[Stored entries]
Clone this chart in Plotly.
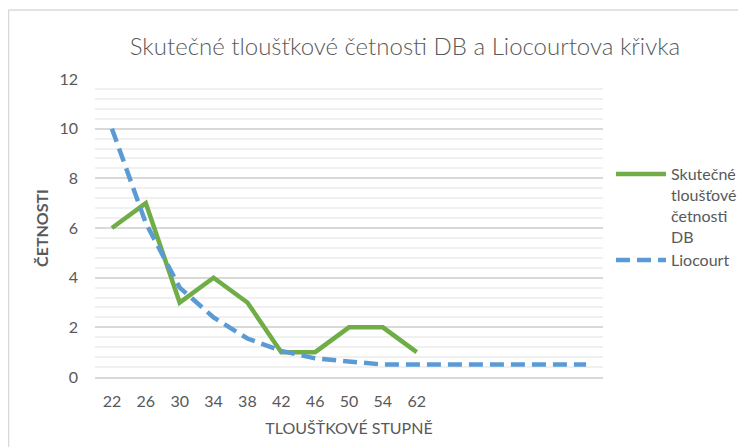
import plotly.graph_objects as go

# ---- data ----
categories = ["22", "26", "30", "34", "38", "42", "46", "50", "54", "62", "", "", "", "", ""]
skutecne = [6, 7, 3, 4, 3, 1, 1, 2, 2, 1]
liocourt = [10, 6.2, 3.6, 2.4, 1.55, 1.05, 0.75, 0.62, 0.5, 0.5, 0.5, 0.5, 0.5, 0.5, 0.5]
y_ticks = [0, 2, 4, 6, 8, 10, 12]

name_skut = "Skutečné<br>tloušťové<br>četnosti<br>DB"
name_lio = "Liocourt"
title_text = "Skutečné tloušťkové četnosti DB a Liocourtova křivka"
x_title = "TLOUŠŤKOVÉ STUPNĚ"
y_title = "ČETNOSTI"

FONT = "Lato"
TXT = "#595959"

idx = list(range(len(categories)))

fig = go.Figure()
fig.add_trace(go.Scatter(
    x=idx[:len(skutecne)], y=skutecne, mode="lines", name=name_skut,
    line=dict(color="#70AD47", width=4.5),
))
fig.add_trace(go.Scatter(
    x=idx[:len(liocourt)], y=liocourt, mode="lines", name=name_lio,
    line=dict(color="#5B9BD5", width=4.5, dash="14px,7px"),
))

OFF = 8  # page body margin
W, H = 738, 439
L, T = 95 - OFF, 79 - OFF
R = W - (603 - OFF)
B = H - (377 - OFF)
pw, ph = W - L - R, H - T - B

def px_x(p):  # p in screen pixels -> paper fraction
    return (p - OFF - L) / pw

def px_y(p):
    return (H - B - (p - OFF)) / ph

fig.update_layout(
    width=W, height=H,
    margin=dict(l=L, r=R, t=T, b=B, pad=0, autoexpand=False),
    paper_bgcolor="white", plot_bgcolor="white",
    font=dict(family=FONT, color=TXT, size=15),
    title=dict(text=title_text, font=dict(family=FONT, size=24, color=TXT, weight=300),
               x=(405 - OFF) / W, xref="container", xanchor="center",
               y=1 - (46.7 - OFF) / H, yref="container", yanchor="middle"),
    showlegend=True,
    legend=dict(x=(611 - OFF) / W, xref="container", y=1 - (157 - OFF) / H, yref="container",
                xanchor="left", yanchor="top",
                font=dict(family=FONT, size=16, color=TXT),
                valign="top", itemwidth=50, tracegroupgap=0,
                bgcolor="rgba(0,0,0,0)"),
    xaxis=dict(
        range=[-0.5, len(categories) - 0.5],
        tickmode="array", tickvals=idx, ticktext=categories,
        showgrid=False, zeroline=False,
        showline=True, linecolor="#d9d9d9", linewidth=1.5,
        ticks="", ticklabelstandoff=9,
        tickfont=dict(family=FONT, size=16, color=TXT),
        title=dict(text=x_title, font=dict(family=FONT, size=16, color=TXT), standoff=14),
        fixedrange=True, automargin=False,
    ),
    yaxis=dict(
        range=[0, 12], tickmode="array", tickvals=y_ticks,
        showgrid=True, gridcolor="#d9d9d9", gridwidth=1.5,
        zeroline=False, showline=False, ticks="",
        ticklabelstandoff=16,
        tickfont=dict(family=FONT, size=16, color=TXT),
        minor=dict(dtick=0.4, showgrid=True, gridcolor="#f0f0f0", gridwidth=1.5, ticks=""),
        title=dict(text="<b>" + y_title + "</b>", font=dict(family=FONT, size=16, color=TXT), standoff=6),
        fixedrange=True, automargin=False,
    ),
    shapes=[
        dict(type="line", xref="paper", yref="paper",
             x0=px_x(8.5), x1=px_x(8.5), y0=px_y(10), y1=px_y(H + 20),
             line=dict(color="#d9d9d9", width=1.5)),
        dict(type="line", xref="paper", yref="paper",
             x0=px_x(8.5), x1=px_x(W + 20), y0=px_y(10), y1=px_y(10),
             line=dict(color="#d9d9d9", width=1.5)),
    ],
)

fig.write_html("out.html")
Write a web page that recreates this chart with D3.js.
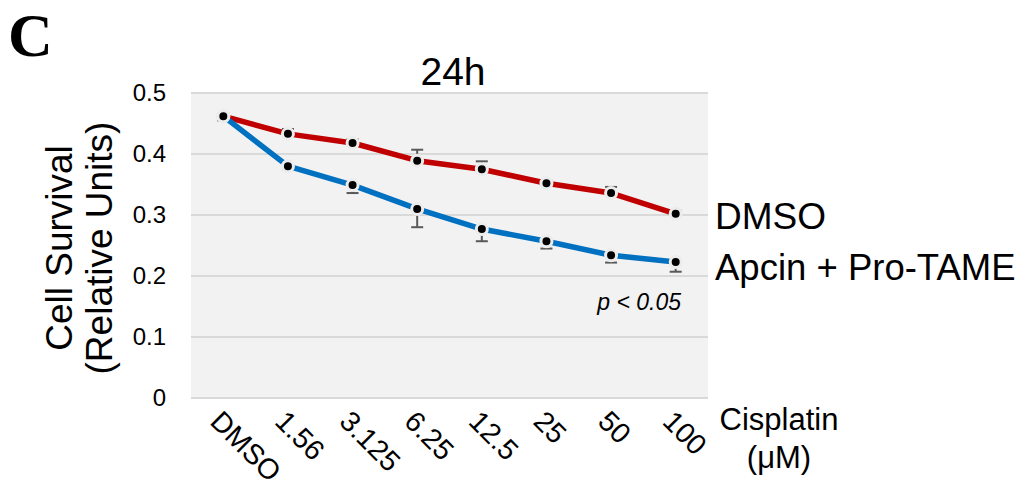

● **What you will do**
Each record above should be copied character for character, with pictures dropped.

● **Answer to this exercise**
Clone this chart in Plotly.
import plotly.graph_objects as go

# ---- data ----
categories = ["22", "26", "30", "34", "38", "42", "46", "50", "54", "62", "", "", "", "", ""]
skutecne = [6, 7, 3, 4, 3, 1, 1, 2, 2, 1]
liocourt = [10, 6.2, 3.6, 2.4, 1.55, 1.05, 0.75, 0.62, 0.5, 0.5, 0.5, 0.5, 0.5, 0.5, 0.5]
y_ticks = [0, 2, 4, 6, 8, 10, 12]

name_skut = "Skutečné<br>tloušťové<br>četnosti<br>DB"
name_lio = "Liocourt"
title_text = "Skutečné tloušťkové četnosti DB a Liocourtova křivka"
x_title = "TLOUŠŤKOVÉ STUPNĚ"
y_title = "ČETNOSTI"

FONT = "Lato"
TXT = "#595959"

idx = list(range(len(categories)))

fig = go.Figure()
fig.add_trace(go.Scatter(
    x=idx[:len(skutecne)], y=skutecne, mode="lines", name=name_skut,
    line=dict(color="#70AD47", width=4.5),
))
fig.add_trace(go.Scatter(
    x=idx[:len(liocourt)], y=liocourt, mode="lines", name=name_lio,
    line=dict(color="#5B9BD5", width=4.5, dash="14px,7px"),
))

OFF = 8  # page body margin
W, H = 738, 439
L, T = 95 - OFF, 79 - OFF
R = W - (603 - OFF)
B = H - (377 - OFF)
pw, ph = W - L - R, H - T - B

def px_x(p):  # p in screen pixels -> paper fraction
    return (p - OFF - L) / pw

def px_y(p):
    return (H - B - (p - OFF)) / ph

fig.update_layout(
    width=W, height=H,
    margin=dict(l=L, r=R, t=T, b=B, pad=0, autoexpand=False),
    paper_bgcolor="white", plot_bgcolor="white",
    font=dict(family=FONT, color=TXT, size=15),
    title=dict(text=title_text, font=dict(family=FONT, size=24, color=TXT, weight=300),
               x=(405 - OFF) / W, xref="container", xanchor="center",
               y=1 - (46.7 - OFF) / H, yref="container", yanchor="middle"),
    showlegend=True,
    legend=dict(x=(611 - OFF) / W, xref="container", y=1 - (157 - OFF) / H, yref="container",
                xanchor="left", yanchor="top",
                font=dict(family=FONT, size=16, color=TXT),
                valign="top", itemwidth=50, tracegroupgap=0,
                bgcolor="rgba(0,0,0,0)"),
    xaxis=dict(
        range=[-0.5, len(categories) - 0.5],
        tickmode="array", tickvals=idx, ticktext=categories,
        showgrid=False, zeroline=False,
        showline=True, linecolor="#d9d9d9", linewidth=1.5,
        ticks="", ticklabelstandoff=9,
        tickfont=dict(family=FONT, size=16, color=TXT),
        title=dict(text=x_title, font=dict(family=FONT, size=16, color=TXT), standoff=14),
        fixedrange=True, automargin=False,
    ),
    yaxis=dict(
        range=[0, 12], tickmode="array", tickvals=y_ticks,
        showgrid=True, gridcolor="#d9d9d9", gridwidth=1.5,
        zeroline=False, showline=False, ticks="",
        ticklabelstandoff=16,
        tickfont=dict(family=FONT, size=16, color=TXT),
        minor=dict(dtick=0.4, showgrid=True, gridcolor="#f0f0f0", gridwidth=1.5, ticks=""),
        title=dict(text="<b>" + y_title + "</b>", font=dict(family=FONT, size=16, color=TXT), standoff=6),
        fixedrange=True, automargin=False,
    ),
    shapes=[
        dict(type="line", xref="paper", yref="paper",
             x0=px_x(8.5), x1=px_x(8.5), y0=px_y(10), y1=px_y(H + 20),
             line=dict(color="#d9d9d9", width=1.5)),
        dict(type="line", xref="paper", yref="paper",
             x0=px_x(8.5), x1=px_x(W + 20), y0=px_y(10), y1=px_y(10),
             line=dict(color="#d9d9d9", width=1.5)),
    ],
)

fig.write_html("out.html")
Write a web page that recreates this chart with D3.js.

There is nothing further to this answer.